Combining stable and very low energy prices, with lower taxes and a friendly regulatory environment, as compared to the theft of intellectual property and the threat of nationalization from countries like China, many companies are going to be doing exactly what Donald Trump said was going to happen, which is to move their factories back to this country. We are going to have much less of a problem in 5 or 10 years than we do now with having a bottleneck on production and supplies from China.
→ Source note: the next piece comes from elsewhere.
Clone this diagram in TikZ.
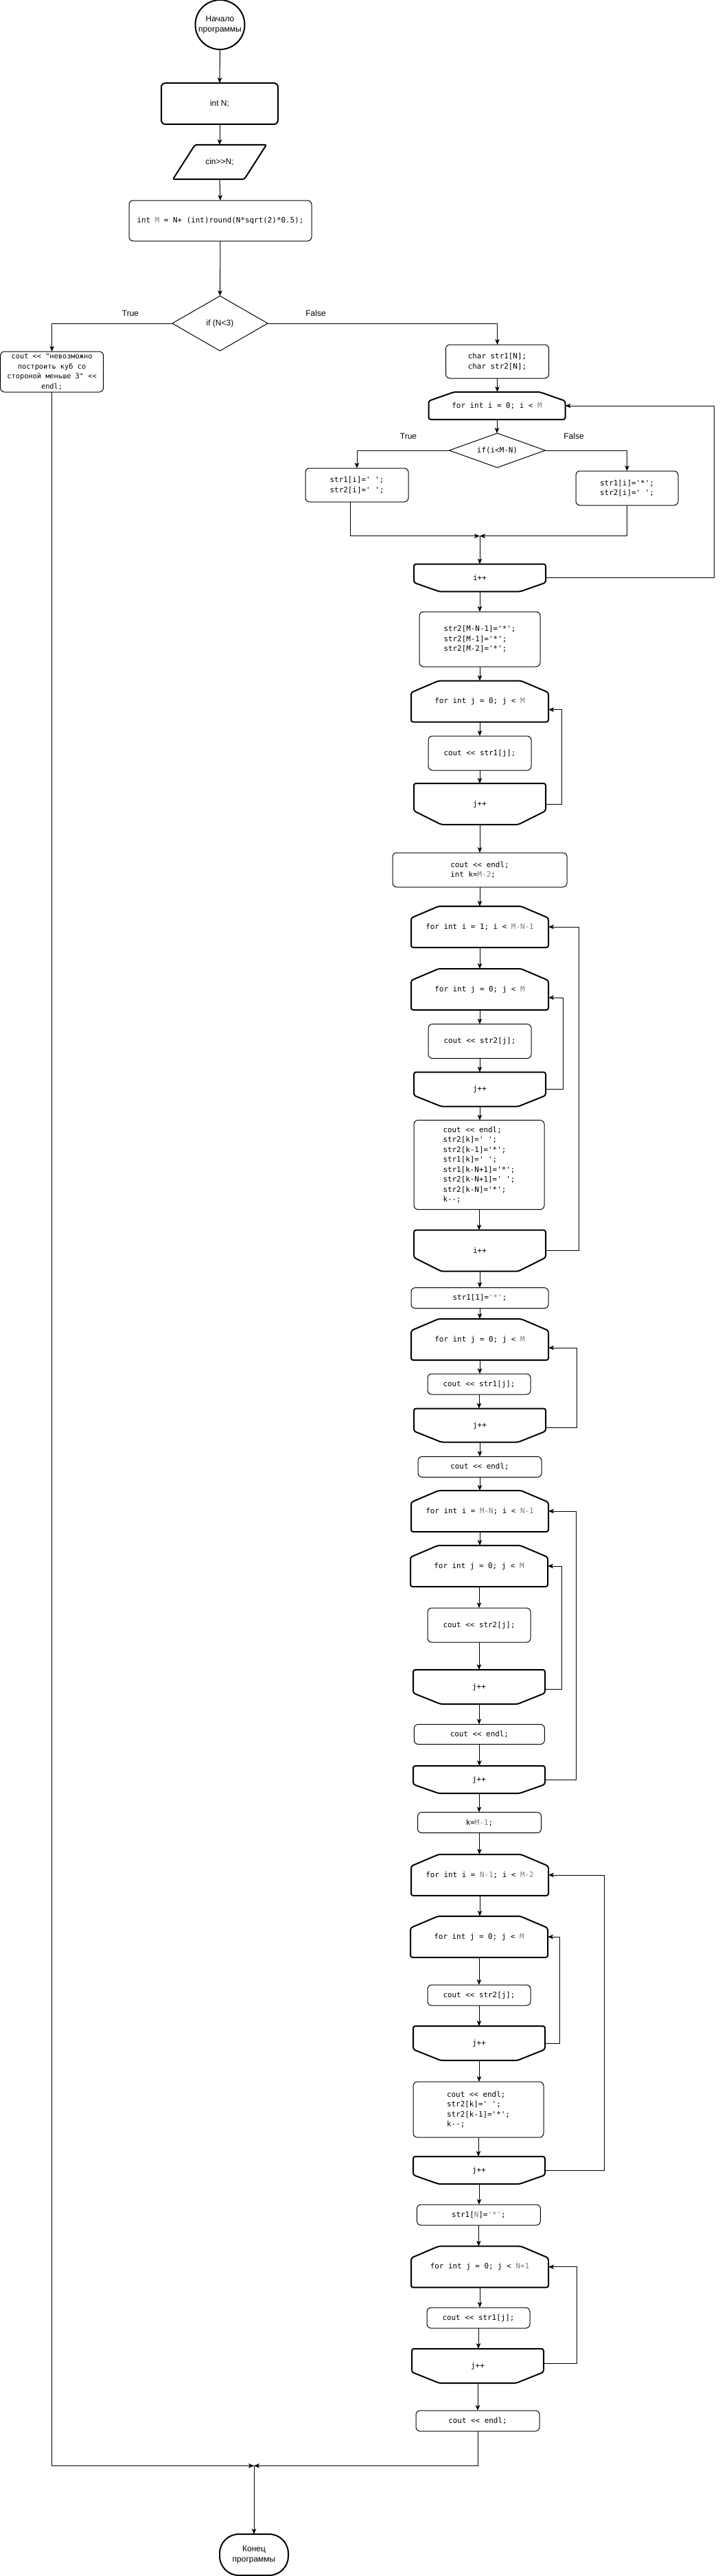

China has an aging and ill-educated population, and a very poor infrastructure. They are also quite dependent upon foreigners for energy. On top of that, they have a largely socialist system that is incredibly burdened by Control from the top and corruption on a scale that we can scarcely imagine. They are less of a candidate for would-be superman than the Japanese were in the 1980s and 90s, and they will have just as big of a fall as a Japanese have. We are seeing the very beginnings of that in the last year or two.
Now that is good news. Maybe this should be distributed by the LSM. But I doubt it....
we have an insufficient number of doctors even though there’s one on every block because Americans are like babies that go to the doctor 14 times a week for god-knows-what.
When will Free Traitors in this country start to hang themselves in shame?
Re tooling American industry is the potential economic boom of a century.
We need a tariff and we need it now.
Too bad those savings are given away to "investors" and bonuses and never passed on to the consumer.